Technology analysts comment on action camera maker GoPro Inc (NASDAQ:GPRO) and mobile network equipment maker Nokia Corp (ADR) (NYSE:NOK), following channel checks and a restatement of Alcatel
2015 results, respectively, causing the analysts to predict long-term challenges for each.
Analyst Brad Erikson of Pacific Crest commented on GoPro following his firm’s channel checks, suggesting record high inventory levels and a 40% y/y decline in U.S. sell-through in Q1. The analyst does not believe that new software or acquisitions will improve the company’s “core utility problem” and comments on a lack of important features. The analyst explains, “While GoPro cameras remain a compelling device for a small niche of buyers, we believe the editing experience remains the key roadblock in attracting incremental users to the category.”
The analyst shines light on the upcoming Karma drone launch, expected to release at the end of Q2. Erikson states, “We believe the stock has gotten some recent lift anticipating Karma, which could persist depending on how it is initially perceived by investors.” Ultimately, however, the analyst believes short-term gains are not enough to counteract inventory numbers and weakening demand for action cameras. He explains, “While the drone launch doubles the company’s TAM and could support shares in the near term, we still see downside longer term due to action camera softness, with drones likely only gaining modest traction over time.”
Erikson maintains his Sector Weight rating on the company without providing a price target.
According to TipRanks, out of all the analysts who have rated the company in the last 3 months, 25% are bullish, 16% are bearish, and 58% remain on the sidelines. The average 12-month price target for the stock is $11.75, marking an 8% downside from where shares last closed.
Nokia Corp (ADR)
Analyst Kai Korschelt of Merrill Lynch commented on Nokia following its restatement of previously reported EBIT and revenue in 2015, indicated on its P&L (profits and losses) proforma for Alcatel-Lucent. Kroschelt states, “We believe the restatement is due to several aspects such as expensing some of ALU’s R&D that was previously capitalized and also reclassifying certain expenses into other parts of the P&L.” As a result, the analyst notes a 0.6% decline in group revenues and a 3% decline to combined adjusted EBIT for 2015. The analyst believes this impact will continue, stating, “We could envisage a similar impact to the outer years.”

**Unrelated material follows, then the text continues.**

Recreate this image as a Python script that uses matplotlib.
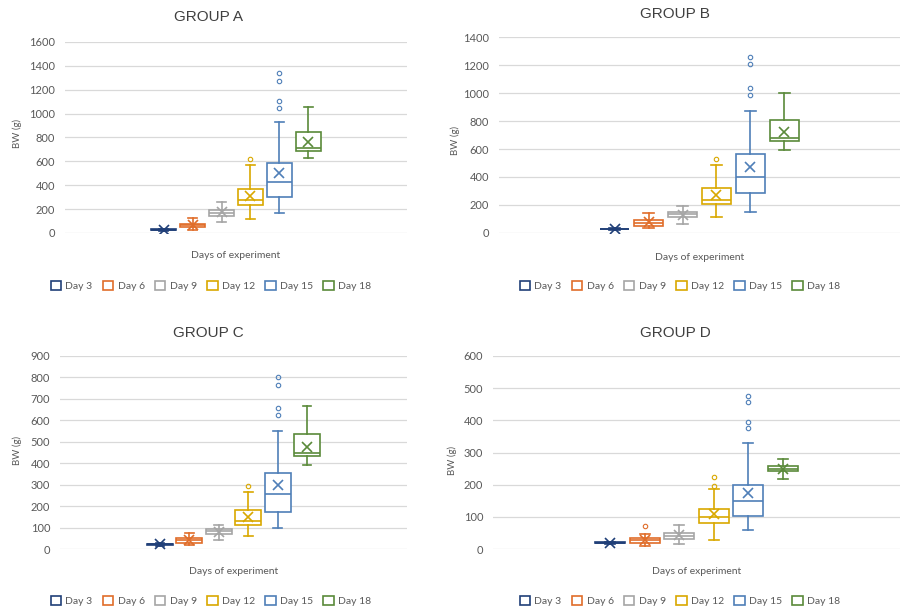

Due to shifting some of its lower-margin business into the Group common functions and Technologies division, the analyst notes a 4% decline in proforma Networks revenues. However, this move also resulted in a 126 bps increase in operating margins to 10.1% vs 8.9%. The analyst adds that “group common losses have increased materially and Technologies margins are c. 600ps lower.
While the analyst notes that the relocations will not have a material impact on total/group profitability of margins, they should increase Nokia’s Networks margins by around 120 bps. He continues, “We believe this implies that Nokia’s margin guidance range for Networks on 10th May could be higher than originally thought – we were assuming a potential 6-9% guidance range (vs consensus of 9.2%) but could now envisage a 7-10% range.”
The analyst maintains his Neutral rating for the stock with a €5.90 price target.
According to TipRanks, 58% gave a Buy rating, 8% gave a Sell rating, and 33% remain on the sidelines. The average 12-month price target for the stock is $7.86, marking a 33% upside from where shares last closed.